I'm interested in how (and if) one can build a new dimension from a set of given dimensions. Specifically, if we are given a vector space E(n) of rank n, and a sample S of elements of E(n) (let us say, S arbitrarily big):
Can we build a vector basis for some E(n+1) of rank n+1?
I'm also interested in keywords or themes that study this kind of questions in maths (if any).
I've been looking up for Lie brackets, unstable operations in vector fields, and words such as involutivity and extension algebras.
Thank you.
Addendum, following the answers and the questions below: I am working on a data structure where points are taken from $\left\{ 0,1\right\}^{m}$ where m can potentially go to $\infty$. At a given moment, I only have points taken from $\left\{ 0,1\right\}^{n}$ where n < m.
Then, if I want to add an extra dimension, I have m-n possibility to do so - which may be a lot.
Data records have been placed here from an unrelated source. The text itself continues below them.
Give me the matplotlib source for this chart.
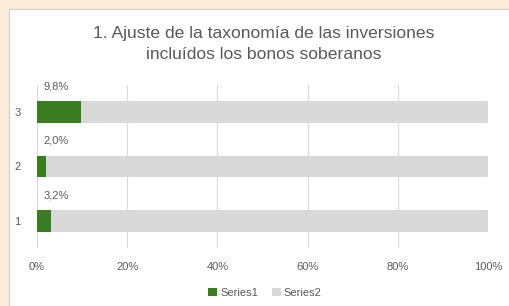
import matplotlib.pyplot as plt
from matplotlib.patches import Rectangle

# data
categories = ['1', '2', '3']
series1 = [3.2, 2.0, 9.8]
series2 = [96.8, 98.0, 90.2]
labels = ['3,2%', '2,0%', '9,8%']
xticks = [0, 20, 40, 60, 80, 100]

green = '#3b7d23'
grey = '#d9d9d9'
txt = '#595959'

plt.rcParams['font.family'] = ['Liberation Sans', 'DejaVu Sans']

fig = plt.figure(figsize=(5.1, 3.06), dpi=100, facecolor='#fbebd8')
# white chart panel
fig.patches.append(Rectangle((9 / 510, -0.01), 1, 1 - 9 / 306 + 0.01, transform=fig.transFigure,
                             facecolor='white', edgecolor='#d0d0d0', lw=0.8, zorder=-5))

ax = fig.add_axes([37 / 510, 1 - 248 / 306, 451 / 510, 163 / 306])
ax.set_facecolor('none')

pos = range(1, len(categories) + 1)
ax.barh(pos, series1, height=0.4, color=green, label='Series1', zorder=3)
ax.barh(pos, series2, left=series1, height=0.4, color=grey, label='Series2', zorder=3)

for p, lab in zip(pos, labels):
    ax.text(1.4, p + 0.47, lab, ha='left', va='center', fontsize=8, color=txt)

ax.set_xlim(0, 100)
ax.set_ylim(0.5, 3.5)
ax.set_xticks(xticks)
ax.set_xticklabels([f'{t}%' for t in xticks])
ax.set_yticks(list(pos))
ax.set_yticklabels(categories)
ax.tick_params(length=0, labelsize=8, colors=txt, pad=10)
ax.tick_params(axis='y', pad=12)
ax.grid(axis='x', color=grey, lw=0.8, zorder=0)
for s in ax.spines.values():
    s.set_visible(False)

fig.text(264 / 510, 1 - 44 / 306, '1. Ajuste de la taxonomía de las inversiones\nincluídos los bonos soberanos',
         ha='center', va='center', fontsize=12.6, color=txt, linespacing=1.5)

fig.legend(loc='center', bbox_to_anchor=(265 / 510, 1 - 293 / 306), ncol=2, frameon=False,
           fontsize=8, labelcolor=txt, handlelength=0.8, handleheight=0.8,
           handletextpad=0.3, columnspacing=1.2)

fig.savefig('out.png', dpi=100, facecolor=fig.get_facecolor())
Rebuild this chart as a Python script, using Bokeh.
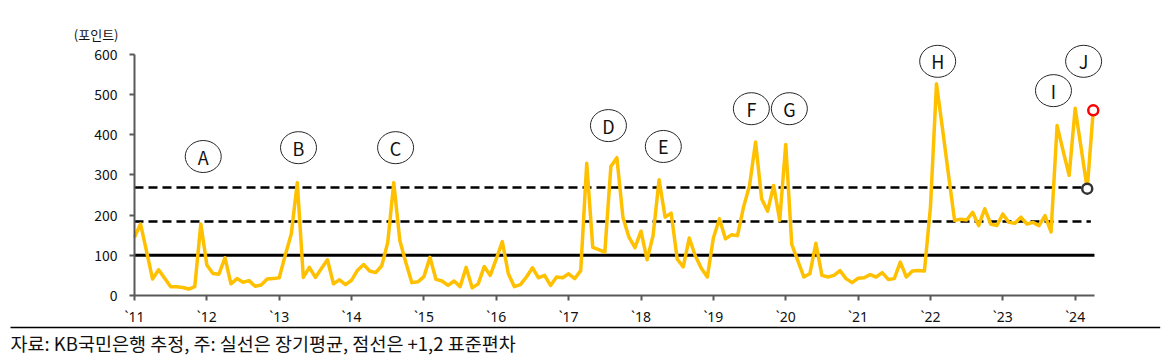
from bokeh.plotting import figure
from bokeh.models import Range1d, FixedTicker, ColumnDataSource
from bokeh.embed import file_html
from bokeh.resources import INLINE
from bokeh.core.properties import value

# ---- data ----
year_labels = ["`11", "`12", "`13", "`14", "`15", "`16", "`17", "`18",
               "`19", "`20", "`21", "`22", "`23", "`24"]
year_tick_months = [0, 12, 24, 36, 48, 60, 72, 84, 96, 108, 120, 132, 144, 156]

# monthly index, Jan 2011 = 0 ... Apr 2024 = 159
months = list(range(160))
points = [
    145, 178, 110, 41, 64, 43, 22, 22, 20, 16, 22, 178,          # 2011
    76, 55, 53, 94, 29, 42, 33, 37, 23, 26, 41, 42,              # 2012
    44, 100, 153, 281, 45, 70, 45, 67, 89, 29, 39, 27,           # 2013
    38, 63, 77, 61, 57, 74, 132, 281, 137, 82, 32, 34,           # 2014
    47, 95, 40, 36, 25, 36, 22, 70, 19, 29, 72, 50,              # 2015
    91, 134, 54, 22, 27, 46, 69, 44, 50, 25, 46, 44,             # 2016
    54, 42, 62, 329, 120, 114, 108, 321, 343, 195, 145, 119,     # 2017
    160, 89, 149, 288, 195, 205, 91, 71, 143, 99, 68, 46,        # 2018
    143, 191, 141, 151, 149, 220, 274, 382, 241, 210, 274, 187,  # 2019
    376, 127, 87, 46, 54, 130, 50, 46, 50, 62, 42, 32,           # 2020
    43, 44, 52, 46, 57, 40, 42, 83, 46, 61, 62, 61,              # 2021
    220, 527, 415, 300, 187, 190, 188, 207, 174, 216, 178, 174,  # 2022
    203, 182, 180, 195, 178, 182, 174, 199, 158, 423, 360, 299,  # 2023
    466, 366, 266, 461,                                          # 2024
]
long_term_avg = 100
plus_1sd = 184
plus_2sd = 269

ann_letters = ["A", "B", "C", "D", "E", "F", "G", "H", "I", "J"]
ann_month = [11.4, 27.2, 43.3, 78.6, 87.7, 102.3, 108.6, 133.2, 152.4, 157.4]
ann_level = [346, 368, 368, 423, 371, 465, 465, 583, 510, 583]

y_ticks = [0, 100, 200, 300, 400, 500, 600]
unit_text = "(포인트)"
source_text = "자료: KB국민은행 추정, 주: 실선은 장기평균, 점선은 +1,2 표준편차"

FONT = "Noto Sans CJK KR"
LATIN = "Noto Sans"

# scale: 6.03 px per month, 0.4017 px per point; data origin at canvas (134, 295)
X_END = 159.2             # right end of the x axis
X0, X1 = -22.22, 170.98   # whole canvas width (1165 px)
Y0, Y1 = -151.9, 734.4    # whole canvas height (356 px)

p = figure(width=1165, height=356, output_backend="svg", toolbar_location=None,
           x_range=Range1d(X0, X1), y_range=Range1d(Y0, Y1),
           min_border_left=0, min_border_right=0, min_border_top=0, min_border_bottom=0)
p.outline_line_color = None
p.background_fill_color = "white"
p.border_fill_color = "white"
p.xgrid.visible = False
p.ygrid.visible = False

# axes fixed at the data origin
p.yaxis.fixed_location = 0
p.yaxis.ticker = FixedTicker(ticks=y_ticks)
p.yaxis.bounds = (0, 600)
p.yaxis.axis_line_color = "#595959"
p.yaxis.axis_line_width = 2
p.yaxis.major_tick_line_color = "#595959"
p.yaxis.major_tick_line_width = 2
p.yaxis.major_tick_out = 5
p.yaxis.major_tick_in = 0
p.yaxis.minor_tick_line_color = None
p.yaxis.major_label_text_font = FONT
p.yaxis.major_label_text_font_size = "14px"
p.yaxis.major_label_text_color = "#111111"
p.yaxis.major_label_standoff = 12

p.xaxis.fixed_location = 0
p.xaxis.ticker = FixedTicker(ticks=year_tick_months)
p.xaxis.bounds = (0, X_END)
p.xaxis.major_label_overrides = {m: l for m, l in zip(year_tick_months, year_labels)}
p.xaxis.axis_line_color = "#595959"
p.xaxis.axis_line_width = 2
p.xaxis.major_tick_line_color = "#595959"
p.xaxis.major_tick_line_width = 2
p.xaxis.major_tick_out = 5
p.xaxis.major_tick_in = 0
p.xaxis.minor_tick_line_color = None
p.xaxis.major_label_text_font = LATIN
p.xaxis.major_label_text_font_size = "14px"
p.xaxis.major_label_text_color = "#111111"
p.xaxis.major_label_standoff = 7

# reference lines (long-term average, +1 / +2 std)
p.segment(x0=[0], y0=[long_term_avg], x1=[X_END], y1=[long_term_avg],
          line_color="black", line_width=3)
p.segment(x0=[0, 0], y0=[plus_1sd, plus_2sd], x1=[X_END - 0.6, X_END - 0.6], y1=[plus_1sd, plus_2sd],
          line_color="black", line_width=2.5, line_dash="9 5")

# data line
src = ColumnDataSource(dict(x=months, y=points))
p.line("x", "y", source=src, line_color="#FFC000", line_width=3.5, line_join="round")

# last points markers
p.scatter([months[-2]], [points[-2]], size=10, fill_color="white", line_color="#333333", line_width=2.5)
p.scatter([months[-1]], [points[-1]], size=10, fill_color="white", line_color="#FF0000", line_width=2.5)

# circled letters
asrc = ColumnDataSource(dict(x=ann_month, y=ann_level, t=ann_letters))
p.ellipse("x", "y", source=asrc, width=36, height=32, width_units="screen", height_units="screen",
          fill_color="white", line_color="#262626", line_width=1)
p.text("x", "y", text="t", source=asrc, text_align="center", text_baseline="middle",
       text_font=value(FONT), text_font_size="18px", text_color="#111111")

# unit label
p.text(x=[-2.65], y=[650], text=[unit_text], text_align="right", text_baseline="middle",
       text_font=value(FONT), text_font_size="13px", text_color="#111111")

# footer: separator line and source note
p.segment(x0=[-20.56], y0=[-79.7], x1=[170.1], y1=[-79.7], line_color="black", line_width=1.5)
p.text(x=[-20.56], y=[-119.5], text=[source_text], text_align="left", text_baseline="middle",
       text_font=value(FONT), text_font_size="18.5px", text_color="#111111")

open("out.html", "w").write(file_html(p, INLINE))
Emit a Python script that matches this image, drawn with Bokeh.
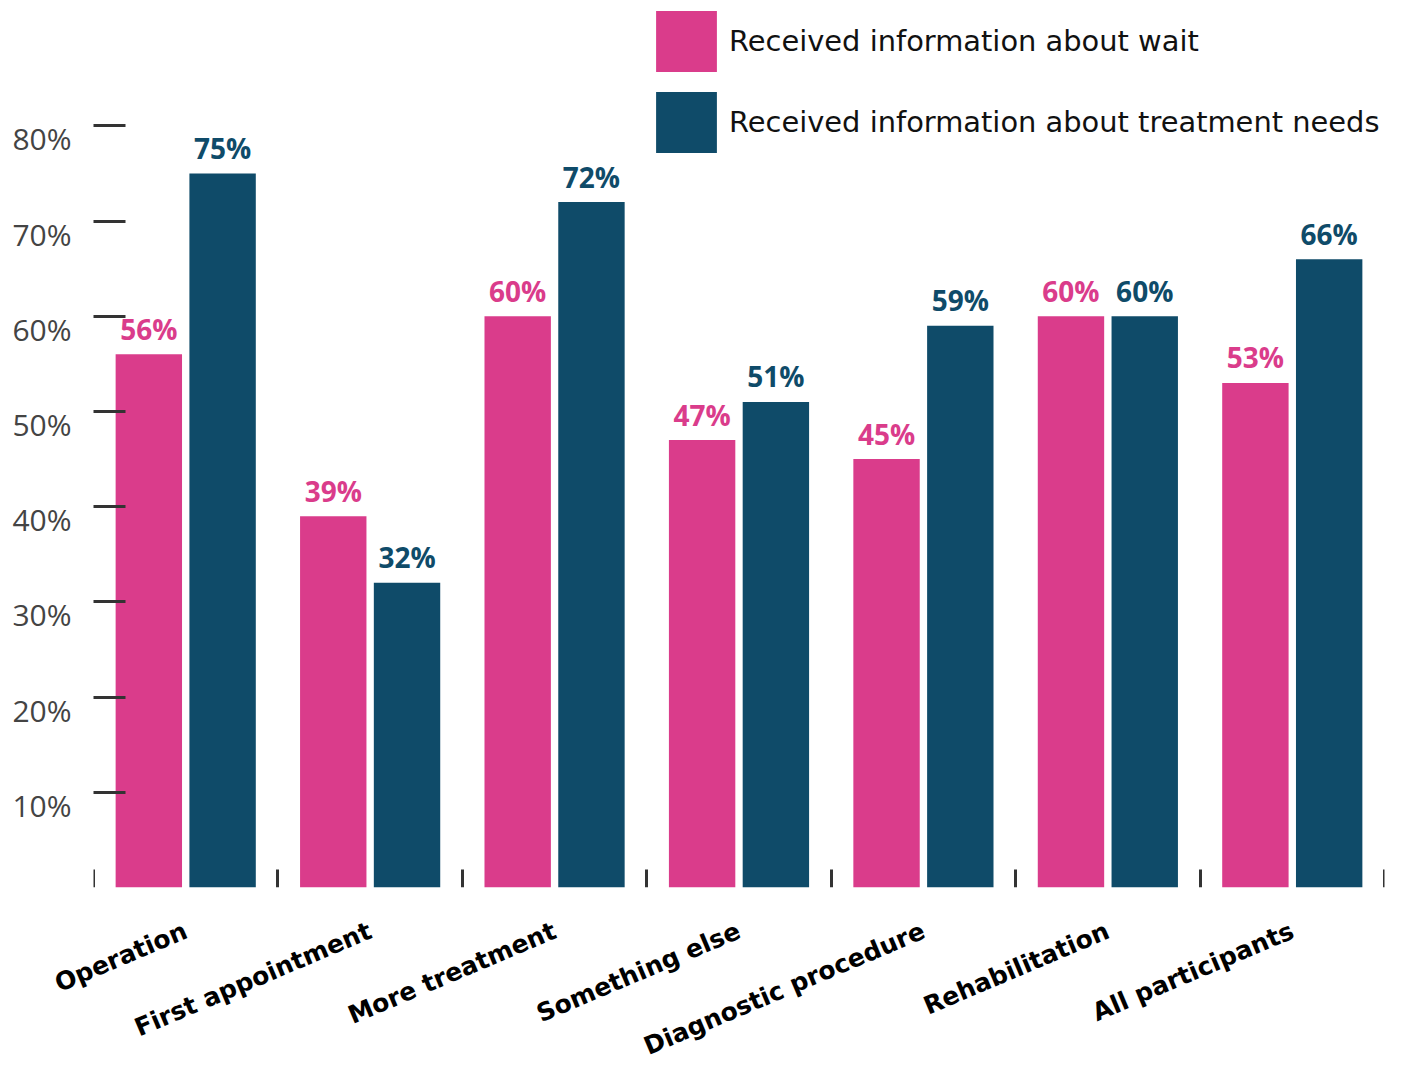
from bokeh.plotting import figure
from bokeh.models import (ColumnDataSource, FactorRange, Range1d, LinearAxis,
                          CategoricalAxis, FixedTicker, Legend, LegendItem)
from bokeh.transform import dodge
from bokeh.core.properties import value
from bokeh.embed import file_html
from bokeh.resources import INLINE

categories = ["Operation", "First appointment", "More treatment", "Something else",
              "Diagnostic procedure", "Rehabilitation", "All participants"]
wait_pct = [56, 39, 60, 47, 45, 60, 53]
needs_pct = [75, 32, 72, 51, 59, 60, 66]
series_names = ["Received information about wait",
                "Received information about treatment needs"]
y_ticks = [0, 10, 20, 30, 40, 50, 60, 70, 80]
y_tick_labels = ["0%", "10%", "20%", "30%", "40%", "50%", "60%", "70%", "80%"]

PINK = "#DA3C8B"
NAVY = "#0F4B69"
FONT = "Open Sans"
WIDE = "DejaVu Sans"

src = ColumnDataSource(dict(
    cat=categories,
    wait=wait_pct,
    needs=needs_pct,
    wait_lab=[f"{v}%" for v in wait_pct],
    needs_lab=[f"{v}%" for v in needs_pct],
))

Y_END = 92.85
p = figure(x_range=FactorRange(*categories), y_range=Range1d(0, Y_END),
           width=1411, height=1077, output_backend="svg", toolbar_location=None,
           x_axis_location=None, y_axis_location=None,
           min_border_left=93, min_border_right=27, min_border_top=3,
           min_border_bottom=190)
p.outline_line_color = None
for g in p.grid:
    g.visible = False

r1 = p.vbar(x=dodge("cat", -0.2, range=p.x_range), top="wait", width=0.36,
            source=src, fill_color=PINK, line_color=None)
r2 = p.vbar(x=dodge("cat", 0.2, range=p.x_range), top="needs", width=0.36,
            source=src, fill_color=NAVY, line_color=None)

p.text(x=dodge("cat", -0.2, range=p.x_range), y="wait", text="wait_lab", source=src,
       text_font=value(FONT), text_font_style="bold", text_font_size="28px",
       text_color=PINK, text_align="center", text_baseline="alphabetic", y_offset=-25.5)
p.text(x=dodge("cat", 0.2, range=p.x_range), y="needs", text="needs_lab", source=src,
       text_font=value(FONT), text_font_style="bold", text_font_size="28px",
       text_color=NAVY, text_align="center", text_baseline="alphabetic", y_offset=-25.5)

# boundary tick marks at the base (synthetic coordinates between categories)
xtick_axis = LinearAxis(ticker=FixedTicker(ticks=list(range(len(categories) + 1))),
                        fixed_location=0,
                        major_tick_in=18, major_tick_out=0, major_tick_line_width=3,
                        major_tick_line_color="#333333", axis_line_color=None,
                        minor_tick_line_color=None, major_label_text_font_size="1px",
                        major_label_text_color=None, major_label_standoff=0)
p.add_layout(xtick_axis, "below")

# slanted category labels
cat_axis = CategoricalAxis(major_tick_line_color=None, axis_line_color=None,
                           major_label_orientation=0.401,
                           major_label_text_font=WIDE, major_label_text_font_style="bold",
                           major_label_text_font_size="25px",
                           major_label_text_color="#000000",
                           major_label_standoff=36)
p.add_layout(cat_axis, "below")

# y ticks (inward) and labels (shifted slightly below the ticks)
shift = 13 / (884 / Y_END)
p.extra_y_ranges = {"lab": Range1d(shift, Y_END + shift)}
ytick_axis = LinearAxis(ticker=FixedTicker(ticks=y_ticks[1:]),
                        major_tick_in=32, major_tick_out=0, major_tick_line_width=3,
                        major_tick_line_color="#333333", axis_line_color=None,
                        minor_tick_line_color=None, major_label_text_font_size="1px",
                        major_label_text_color=None, major_label_standoff=0)
ylab_axis = LinearAxis(y_range_name="lab", ticker=FixedTicker(ticks=y_ticks),
                       major_label_overrides=dict(zip(y_ticks, y_tick_labels)),
                       major_tick_line_color=None, axis_line_color=None,
                       minor_tick_line_color=None,
                       major_label_text_font=FONT, major_label_text_font_size="30px",
                       major_label_text_color="#444444", major_label_standoff=16)
p.add_layout(ytick_axis, "left")
p.add_layout(ylab_axis, "left")

legend = Legend(items=[LegendItem(label=series_names[0], renderers=[r1]),
                       LegendItem(label=series_names[1], renderers=[r2])],
                location=(555, 884 - 157), padding=0, margin=0, spacing=5,
                glyph_width=76, glyph_height=76, label_standoff=5,
                border_line_color=None, background_fill_alpha=0,
                label_text_font=WIDE, label_text_font_size="28.9px",
                label_text_color="#111111")
p.add_layout(legend)

open("out.html", "w").write(file_html(p, INLINE))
Instead of doing this arbitrarily, I would like to have a kind of principled way or at least a mathematical understanding of such an operation (i.e. that takes as input N points from E(n) and returns a basis for E(n+1).
Thanks again!
Let $E(n)$ be a given vector space over the field $K$ and define $E(n+1)$ by $E(n+1)=E(n)\oplus K$ where $K$ is seen as a $1$-dimensional vector space over itself and $\oplus$ is the direct sum of vector spaces. Given that $E(n)$ is an $n$-dimensional vector space over $K$, we see that $E(n+1)$ is an $n+1$-dimensional vector space over $K$ from basic linear algebra.
If $B$ is a basis for $E(n)$ then $B'=\{(v,0_K)\mid v\in B\}\cup\{(0_{E(n)},1_K)\}$ is a basis for $E(n+1)$.
Any other $n+1$-dimensional vector space over $K$ with an embedded $E(n)$ is naturally isomorphic to this vector space via an isomorphism which restricts to the identity on the embedded $E(n)$ subspaces.